Anche l’invecchiamento della popolazione e la disoccupazione giovanile sono, a suo parere, tra i principali motivi per cui il mercato europeo è sceso al terzo posto dietro a Cina e Stati Uniti, con soli 12 milioni di vetture vendute nel 2013 (prima della crisi era il mercato più importante).
L’industria automobilistica si trova costretta a cercare nuove fonti di profitto e nuove soluzioni business, come il car sharing o altri “servizi di mobilità”.
In Europa, i colossi del lusso Daimler e BMW hanno avviato servizi di mobilità per gestire i loro programmi di car sharing Car2go e Drivenow, e investono in software in grado di condividere parcheggi inutilizzati via smartphone, in luoghi come rampe private, scuole o chiese.
“I produttori devono svegliarsi e correre ai ripari” afferma Jean François Trembley, consulente di Ernst&Young per il settore.

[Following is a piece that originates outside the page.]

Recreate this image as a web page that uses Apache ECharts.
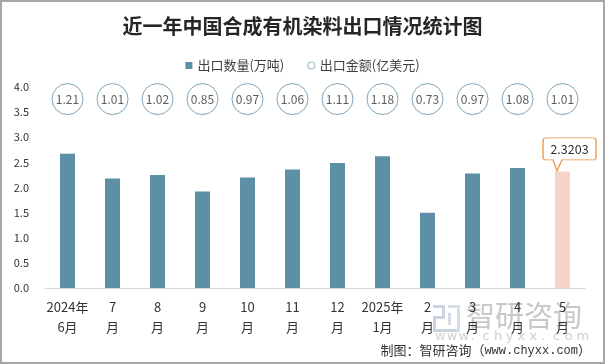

L’industria dell’auto non sa quando e se i servizi di mobilità potranno compensare la decrescita “post picco”. Il car sharing è un modo per far provare certe vetture ai giovani così da invogliarli all’acquisto della prima auto. “Gli utenti del car sharing hanno dieci anni meno dei nostri acquirenti” dice Tony Douglas, direttore di marketing e vendite dei servizi di mobilità di BMW.
La redditività dei produttori di auto non sarebbe così fondamentale se non fosse per tutti gli operai non specializzati a cui riconoscono paghe dignitose in un periodo in cui datori di lavoro del genere scarseggiano. Tradizionalmente, l’industria automobilistica ha permesso a generazioni di tute blu di accedere a un benessere da classe media con effetti benefici sull’economia in generale, dato che, come aveva previsto Henry Ford quando istituì il salario da 5 dollari al giorno, quei lavoratori sono diventati consumatori.
Il “picco auto” porterà vantaggi all’ambiente, ma la ridotta platea lavorativa per operai non specializzati restringerà ancor più la classe media con conseguenze politiche ancora tutte da valutare.